Por José Elías Romero Apis
Para Margarita Ríos Farjat, por nuevos lauros académicos
Los ciudadanos fijamos nuestra puntería en unos cuantos asuntos y relegamos otros que nos pasan desapercibidos pese a su importancia existencial. Entre éstos están los asuntos de la educación, de la escuela y de la política educativa.
Cuando fui invitado a ser miembro de la Academia Nacional de Educación expliqué a su presidente que yo no soy un especialista en la materia, sino un político. Por eso, no tengo todas las respuestas de los expertos. Pero por ser político, sí tengo todas las preguntas. Me contestó que precisamente por eso me invitaba.
La alta política y el buen político siempre se apegan al método cartesiano. Por el contrario, la política se degenera cuando cree tener todas las verdades y que no requiere consultar a nadie. Es cuando la política se vuelve dogmática, totalitaria, excluyente, intolerante y facciosa.
Por eso me pregunto por qué México no ha tenido una política educativa y nos hemos contentado con las decisiones muy personales que nos han surtido los sucedáneos regentes educativos, muchas veces óptimos, pero muchas veces pésimos.

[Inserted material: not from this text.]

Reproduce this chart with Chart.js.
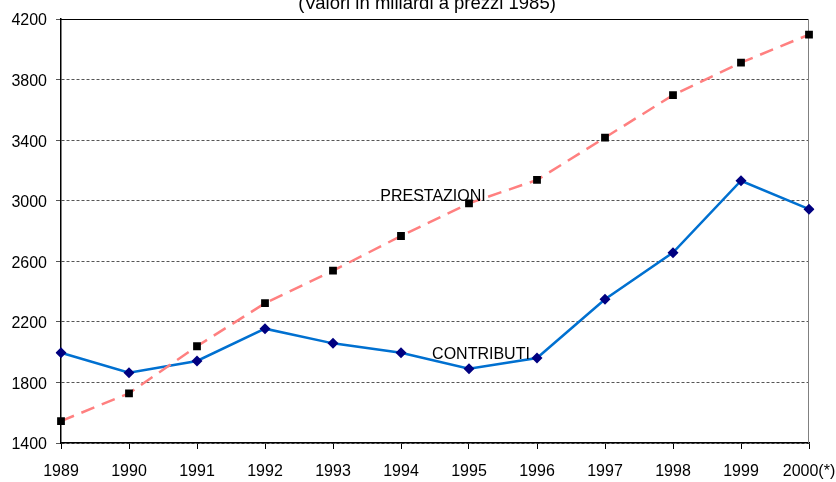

Se ha dicho que la educación de un ser humano empieza 30 años antes de que vaya a la escuela. En mucho hay razón en esto, a partir de dos vectores que son la familia y la escuela, las dos principales fuentes de aprendizaje y de formación que tenemos en el mundo civilizado, por lo menos hasta hoy.
La familia y más precisamente sus padres le insertarán los valores, las costumbres, los hábitos, los anhelos, las precauciones, los comportamientos y los respetos. Ellos le mostrarán aquello a lo que debe temer y a lo que debe amar.
La escuela, por su parte, está representada por la política educativa de su país, bien sea la de la escuela pública o la del colegio privado. Aquí, también se advierten las coordenadas generacionales de la educación, parafraseando a Seymour M. Lipset.
Si veo mi generación y mi caso, con mi primaria iniciada a fines de los años 50, se advierte una definitiva influencia vasconcelista, diseñada en los años 20. Además de las enseñanzas básicas, una fuerte inducción literaria y musical. Fuimos la generación que leía y escribía libros, que ganaba concursos de oratoria, que trasnochaba con Beethoven y con Neruda. La de peñas juveniles, música de protesta y ganas de hacer revoluciones.
Si veo la generación de mis hijos, escolarmente iniciada en los años 80, notamos el diseño de Torres Bodet. Mucho más integral que la mía, ellos crecieron con mayor interés que nosotros por la nutrición, el ejercicio físico, la salud plena, el amor a la naturaleza y una visión cultural de otro vértice. Mis hijos conocen más museos que yo, mientras que yo conozco más salas de conciertos que ellos.
Pero las generaciones prosiguen en su cadena infinita y entonces me pregunto cómo será la formación educativa de mi nieto hoy niño, diseñada en los años 90 por Manuel Bartlett y cómo será la de mi posible bisnieto, diseñada hoy por Delfina Gómez.
Desde luego que sus padres responden de la otra mitad educativa, tal como lo hicieron mis padres y lo hicimos nosotros. No todo es mérito ni culpa de José Vasconcelos y de Jaime Torres Bodet. Pero reconozco que mucho habrán de batallar los jóvenes padres y espero que salgan bien de su encomienda.
La coordenada generacional es ineludible y esencial. Los humanos nos parecemos más a nuestros compañeros que a nuestros padres. Esto no sólo es un referente sociológico y antropológico, sino además ideológico y político.
Así vemos que Ricardo Anaya y López Obrador son más diferentes por ser de distinta generación que por ser de distinto partido. De la misma manera, por eso hay más diferencias entre Biden y Macron que las que hay entre Biden y Trump.
Nuestras futuras generaciones requieren las necesarias respuestas para ser lo que decidan y deseen. Nosotros estamos obligados a las necesarias preguntas, para que no vayan a ser tan sólo lo que salga y como salga.